** start of DATA BLOCK **
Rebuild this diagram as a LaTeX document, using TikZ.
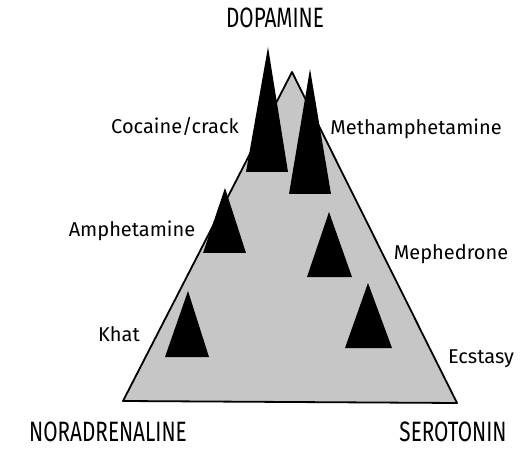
\documentclass[tikz,border=0pt]{standalone}
\usepackage{fontspec}
\setmainfont{Fira Sans}
\newfontfamily\axisfont[FakeStretch=0.74]{Fira Sans}
\usepackage{tikz}
\definecolor{rock}{HTML}{C6C6C6}

\begin{document}
\begin{tikzpicture}[
  x=0.5pt, y=-0.5pt,
  peak/.style={fill=black},
  drug/.style={font=\fontsize{10}{12}\selectfont},
  axis/.style={font=\fontsize{14}{16}\selectfont\axisfont}
]
\useasboundingbox (0,0) rectangle (520,449);
\filldraw[fill=rock, draw=black, line width=0.9pt, line join=round] (292,72) -- (123,401) -- (457,403) -- cycle;
\fill[peak] (268,47) -- (246,172) -- (288,172) -- cycle;
\fill[peak] (310,69) -- (289,194) -- (331,194) -- cycle;
\fill[peak] (225,188) -- (203,253) -- (246,253) -- cycle;
\fill[peak] (329,212) -- (307,277) -- (352,277) -- cycle;
\fill[peak] (188,291) -- (165,357) -- (209,357) -- cycle;
\fill[peak] (368,283) -- (345,348) -- (392,348) -- cycle;
\node[axis] (dopa) at (275,18) {DOPAMINE};
\node[axis] (nora) at (108,432) {NORADRENALINE};
\node[axis] (sero) at (453,432) {SEROTONIN};
\node[drug] (coke) at (175,126) {Cocaine/crack};
\node[drug] (meth) at (416,129) {Methamphetamine};
\node[drug] (amph) at (132,231) {Amphetamine};
\node[drug] (meph) at (451,254) {Mephedrone};
\node[drug] (khat) at (119,334) {Khat};
\node[drug] (xtc) at (481,359) {Ecstasy};
\end{tikzpicture}
\end{document}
** end of DATA BLOCK **
- _REQUEST_
Leave the images out and output the remaining material exactly as it stands.

- _ANSWER FOR THIS EXERCISE_
Rebuild this diagram as a LaTeX document, using TikZ.
\documentclass[tikz,border=0pt]{standalone}
\usepackage{fontspec}
\setmainfont{Fira Sans}
\newfontfamily\axisfont[FakeStretch=0.74]{Fira Sans}
\usepackage{tikz}
\definecolor{rock}{HTML}{C6C6C6}

\begin{document}
\begin{tikzpicture}[
  x=0.5pt, y=-0.5pt,
  peak/.style={fill=black},
  drug/.style={font=\fontsize{10}{12}\selectfont},
  axis/.style={font=\fontsize{14}{16}\selectfont\axisfont}
]
\useasboundingbox (0,0) rectangle (520,449);
\filldraw[fill=rock, draw=black, line width=0.9pt, line join=round] (292,72) -- (123,401) -- (457,403) -- cycle;
\fill[peak] (268,47) -- (246,172) -- (288,172) -- cycle;
\fill[peak] (310,69) -- (289,194) -- (331,194) -- cycle;
\fill[peak] (225,188) -- (203,253) -- (246,253) -- cycle;
\fill[peak] (329,212) -- (307,277) -- (352,277) -- cycle;
\fill[peak] (188,291) -- (165,357) -- (209,357) -- cycle;
\fill[peak] (368,283) -- (345,348) -- (392,348) -- cycle;
\node[axis] (dopa) at (275,18) {DOPAMINE};
\node[axis] (nora) at (108,432) {NORADRENALINE};
\node[axis] (sero) at (453,432) {SEROTONIN};
\node[drug] (coke) at (175,126) {Cocaine/crack};
\node[drug] (meth) at (416,129) {Methamphetamine};
\node[drug] (amph) at (132,231) {Amphetamine};
\node[drug] (meph) at (451,254) {Mephedrone};
\node[drug] (khat) at (119,334) {Khat};
\node[drug] (xtc) at (481,359) {Ecstasy};
\end{tikzpicture}
\end{document}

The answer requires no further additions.